- DATA SHOWN:
-- BEGIN --
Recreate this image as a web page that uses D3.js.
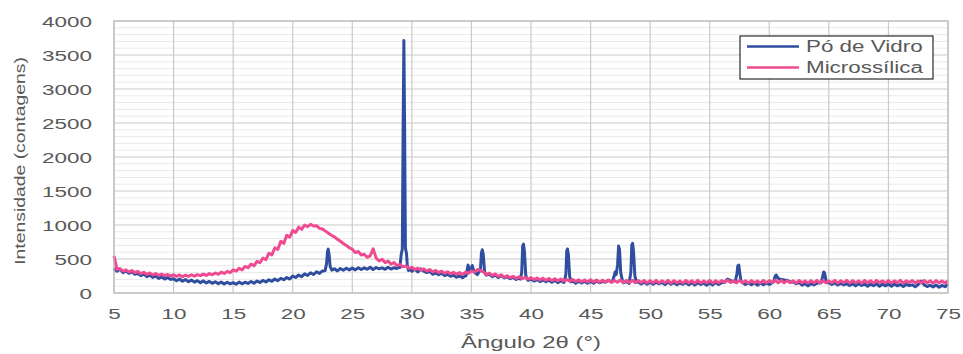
<!DOCTYPE html>
<html>
<head>
<meta charset="utf-8">
<script src="https://cdn.jsdelivr.net/npm/d3@7"></script>
<style>
  body { margin: 0; background: #fff; }
  svg { display: block; }
  .tick-label { font-family: "Liberation Sans", Arial, sans-serif; fill: #595959; }
</style>
</head>
<body>
<svg id="chart" width="963" height="354"></svg>
<script>
// 2θ grid: 5° .. 75° in steps of 0.25°
const angleGrid = d3.range(0, 281).map(i => 5 + i * 0.25);

// Pó de Vidro, background
const vidroBase = [
  365, 320, 350, 300, 325, 290, 310, 275, 290, 255, 280, 240, 262, 230, 250, 215, 238, 205, 228, 200,
  210, 180, 205, 172, 198, 165, 190, 160, 182, 152, 178, 148, 170, 142, 165, 138, 160, 132, 158, 135,
  152, 128, 160, 135, 158, 140, 170, 145, 175, 155, 185, 162, 195, 172, 205, 182, 215, 195, 228, 205,
  250, 228, 265, 240, 282, 258, 298, 272, 312, 288, 325, 300, 330, 320, 355, 325, 360, 335, 365, 340,
  368, 340, 372, 345, 370, 350, 378, 345, 375, 355, 370, 348, 378, 352, 372, 360, 385, 355, 375, 365,
  320, 350, 310, 355, 320, 300, 318, 275, 295, 268, 290, 255, 275, 245, 262, 232, 250, 225, 255, 250,
  300, 310, 270, 300, 310, 262, 275, 240, 262, 228, 255, 222, 240, 210, 230, 200, 220, 195, 212, 185,
  205, 175, 200, 168, 192, 165, 188, 158, 185, 152, 182, 155, 178, 150, 175, 145, 172, 148, 170, 142,
  172, 145, 175, 150, 168, 160, 185, 162, 190, 158, 180, 150, 170, 140, 165, 135, 162, 132, 160, 130,
  160, 128, 158, 135, 155, 125, 160, 130, 155, 122, 150, 128, 155, 120, 152, 118, 150, 125, 148, 115,
  150, 118, 155, 125, 150, 160, 205, 180, 165, 160, 160, 155, 125, 148, 120, 150, 115, 148, 122, 145,
  125, 152, 230, 220, 200, 190, 188, 160, 165, 135, 155, 115, 140, 105, 138, 120, 145, 150, 250, 200,
  155, 125, 148, 118, 140, 120, 138, 110, 135, 105, 138, 112, 132, 100, 130, 108, 135, 98, 128, 105,
  130, 98, 132, 105, 125, 95, 128, 108, 120, 92, 125, 175, 120, 95, 115, 90, 118, 85, 112, 92,
  130
];

// Pó de Vidro, crystalline peaks (finer sampling)
const vidroPeakAngles = [
  [22.72, 22.84, 22.92, 22.98, 23.05, 23.14, 23.28],
  [29.0, 29.1, 29.2, 29.27, 29.33, 29.39, 29.46, 29.55, 29.62, 29.72],
  [34.55, 34.63, 34.72, 34.84, 34.95, 35.07, 35.2, 35.35],
  [35.6, 35.75, 35.84, 35.91, 35.99, 36.1, 36.2],
  [39.1, 39.22, 39.3, 39.37, 39.45, 39.56, 39.68],
  [42.8, 42.93, 43.0, 43.06, 43.14, 43.24, 43.36],
  [46.85, 46.98, 47.06, 47.15, 47.27, 47.35, 47.43, 47.53, 47.68],
  [48.25, 48.38, 48.46, 48.53, 48.6, 48.72, 48.85],
  [57.15, 57.28, 57.36, 57.44, 57.52, 57.62, 57.72],
  [60.35, 60.48, 60.58, 60.7, 60.85],
  [64.35, 64.48, 64.57, 64.65, 64.76, 64.9]
];
const vidroPeakValues = [
  [328, 430, 610, 645, 570, 390, 336],
  [375, 560, 650, 2500, 3715, 2500, 660, 580, 400, 330],
  [255, 330, 410, 320, 350, 405, 320, 290],
  [300, 335, 590, 635, 570, 320, 270],
  [205, 300, 690, 718, 610, 260, 200],
  [165, 280, 620, 648, 560, 250, 165],
  [180, 250, 310, 270, 420, 690, 640, 300, 175],
  [165, 300, 700, 730, 620, 250, 160],
  [170, 280, 400, 410, 300, 180, 150],
  [160, 240, 265, 225, 205],
  [150, 240, 310, 290, 180, 150]
];

// Microssílica (amorphous hump around 21°)
const microValues = [
  545, 345, 360, 320, 340, 310, 330, 298, 318, 285, 305, 275, 295, 268, 285, 260, 278, 255, 272, 250,
  268, 245, 265, 240, 262, 245, 268, 248, 270, 255, 278, 258, 285, 268, 295, 275, 305, 288, 318, 298,
  340, 322, 362, 340, 390, 372, 425, 400, 465, 445, 515, 490, 585, 560, 665, 640, 760, 730, 848, 820,
  920, 890, 968, 935, 1000, 975, 1010, 985, 990, 950, 940, 910, 880, 850, 825, 790, 760, 728, 700, 665,
  645, 595, 610, 560, 570, 525, 545, 650, 515, 470, 495, 448, 470, 425, 448, 402, 420, 385, 398, 362,
  378, 345, 365, 335, 355, 322, 345, 310, 332, 300, 322, 290, 312, 282, 305, 275, 300, 272, 305, 290,
  325, 305, 345, 335, 310, 270, 292, 258, 280, 245, 268, 232, 255, 225, 245, 215, 238, 208, 232, 202,
  225, 198, 220, 192, 215, 188, 212, 182, 208, 180, 205, 175, 200, 172, 198, 168, 195, 165, 192, 162,
  195, 162, 190, 158, 188, 160, 192, 155, 185, 158, 190, 152, 185, 155, 188, 150, 182, 155, 185, 148,
  182, 150, 185, 148, 180, 152, 185, 145, 182, 150, 178, 146, 184, 150, 180, 145, 185, 148, 178, 150,
  184, 145, 180, 150, 182, 158, 190, 155, 180, 148, 185, 150, 180, 146, 182, 150, 178, 148, 184, 152,
  182, 155, 190, 150, 185, 148, 182, 152, 180, 145, 184, 150, 178, 148, 182, 150, 186, 145, 180, 152,
  178, 150, 184, 146, 180, 152, 185, 148, 182, 150, 178, 145, 184, 150, 180, 146, 185, 152, 178, 150,
  182, 148, 178, 152, 185, 146, 180, 155, 182, 150, 178, 148, 184, 152, 180, 146, 182, 150, 178, 148,
  180
];

const seriesNames = ["Pó de Vidro", "Microssílica"];
const seriesColors = ["#2f4e9f", "#ee4b91"];
const xTicks = d3.range(5, 76, 5);
const yTicks = d3.range(0, 4001, 500);
const yMinorTicks = d3.range(0, 4001, 100);

const LEFT = 114, RIGHT = 948, TOP = 21, BOTTOM = 293;
const SX = 1.45; // the picture is stretched horizontally, text included

const svg = d3.select("#chart");

const x = d3.scaleLinear().domain([5, 75]).range([LEFT, RIGHT]);
const y = d3.scaleLinear().domain([0, 4000]).range([BOTTOM, TOP]);

const mergePeaks = (grid, base, peakA, peakV) => {
  const windows = peakA.map(a => [d3.min(a), d3.max(a)]);
  const pts = grid.map((a, i) => [a, base[i]])
    .filter(([a]) => !windows.some(([lo, hi]) => a > lo && a < hi));
  peakA.forEach((g, j) => g.forEach((a, k) => pts.push([a, peakV[j][k]])));
  return pts.sort((p, q) => p[0] - q[0]);
};

const vidro = mergePeaks(angleGrid, vidroBase, vidroPeakAngles, vidroPeakValues);
const micro = angleGrid.map((a, i) => [a, microValues[i]]);

// grid
const grid = svg.append("g");
grid.selectAll("line.minor").data(yMinorTicks.filter(v => v % 500 !== 0)).enter()
  .append("line").attr("class", "minor")
  .attr("x1", LEFT).attr("x2", RIGHT)
  .attr("y1", d => y(d)).attr("y2", d => y(d))
  .attr("stroke", "#e9e9e9").attr("stroke-width", 1);
grid.selectAll("line.major").data(yTicks).enter()
  .append("line").attr("class", "major")
  .attr("x1", LEFT).attr("x2", RIGHT)
  .attr("y1", d => y(d)).attr("y2", d => y(d))
  .attr("stroke", "#cacaca").attr("stroke-width", 1.2);
grid.selectAll("line.vert").data(xTicks).enter()
  .append("line").attr("class", "vert")
  .attr("x1", d => x(d)).attr("x2", d => x(d))
  .attr("y1", TOP).attr("y2", BOTTOM)
  .attr("stroke", "#cacaca").attr("stroke-width", 1.2);

// series
const line = d3.line().x(d => x(d[0])).y(d => y(d[1]));
[vidro, micro].forEach((data, i) => {
  svg.append("path")
    .datum(data)
    .attr("d", line)
    .attr("fill", "none")
    .attr("stroke", seriesColors[i])
    .attr("stroke-width", 3)
    .attr("stroke-linejoin", "round");
});

// tick labels
const yAxis = svg.append("g").attr("transform", `translate(${LEFT},0)`)
  .call(d3.axisLeft(y).tickValues(yTicks).tickSize(0).tickFormat(d3.format("d")));
yAxis.select(".domain").remove();
yAxis.selectAll("text")
  .attr("class", "tick-label")
  .attr("x", 0).attr("dy", "0.35em")
  .attr("transform", `translate(-22,0) scale(${SX},1)`)
  .style("font-size", "15.5px");

const xAxis = svg.append("g").attr("transform", `translate(0,${BOTTOM})`)
  .call(d3.axisBottom(x).tickValues(xTicks).tickSize(0));
xAxis.select(".domain").remove();
xAxis.selectAll("text")
  .attr("class", "tick-label")
  .attr("y", 0).attr("dy", 0)
  .attr("transform", `translate(0,25.5) scale(${SX},1)`)
  .style("font-size", "15.5px");

svg.selectAll("g.tick text").attr("fill", "#595959").style("font-family", '"Liberation Sans", Arial, sans-serif');

// plot border
svg.append("rect")
  .attr("x", LEFT).attr("y", TOP)
  .attr("width", RIGHT - LEFT).attr("height", BOTTOM - TOP)
  .attr("fill", "none").attr("stroke", "#bdbdbd").attr("stroke-width", 1.2);

// axis titles
svg.append("text")
  .attr("class", "tick-label")
  .attr("text-anchor", "middle")
  .attr("transform", `translate(${(LEFT + RIGHT) / 2},348) scale(${SX},1)`)
  .style("font-size", "16.5px")
  .text("Ângulo  2θ (°)");

svg.append("text")
  .attr("class", "tick-label")
  .attr("text-anchor", "middle")
  .attr("transform", `translate(24.5,161) rotate(-90) scale(1.25,1)`)
  .style("font-size", "15.5px")
  .text("Intensidade (contagens)");

// legend
const legend = svg.append("g").attr("transform", "translate(740,36)");
legend.append("rect")
  .attr("width", 193).attr("height", 43)
  .attr("fill", "#fff").attr("stroke", "#000").attr("stroke-width", 1);
seriesNames.forEach((name, i) => {
  const row = legend.append("g").attr("transform", `translate(0,${10.5 + i * 21})`);
  row.append("line")
    .attr("x1", 7).attr("x2", 59)
    .attr("stroke", seriesColors[i]).attr("stroke-width", 2.4);
  row.append("text")
    .attr("class", "tick-label")
    .attr("transform", `translate(66,5.5) scale(1.4,1)`)
    .style("font-size", "16px")
    .text(name);
});
</script>
</body>
</html>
-- END --
- GOAL: Would you reproduce the lines above, from the very first through the line containing "const angleGrid = d3.range(0, 281).map(i", exactly and without the pictures?

- FINAL RESULT:
Recreate this image as a web page that uses D3.js.
<!DOCTYPE html>
<html>
<head>
<meta charset="utf-8">
<script src="https://cdn.jsdelivr.net/npm/d3@7"></script>
<style>
  body { margin: 0; background: #fff; }
  svg { display: block; }
  .tick-label { font-family: "Liberation Sans", Arial, sans-serif; fill: #595959; }
</style>
</head>
<body>
<svg id="chart" width="963" height="354"></svg>
<script>
// 2θ grid: 5° .. 75° in steps of 0.25°
const angleGrid = d3.range(0, 281).map(i => 5 + i * 0.25);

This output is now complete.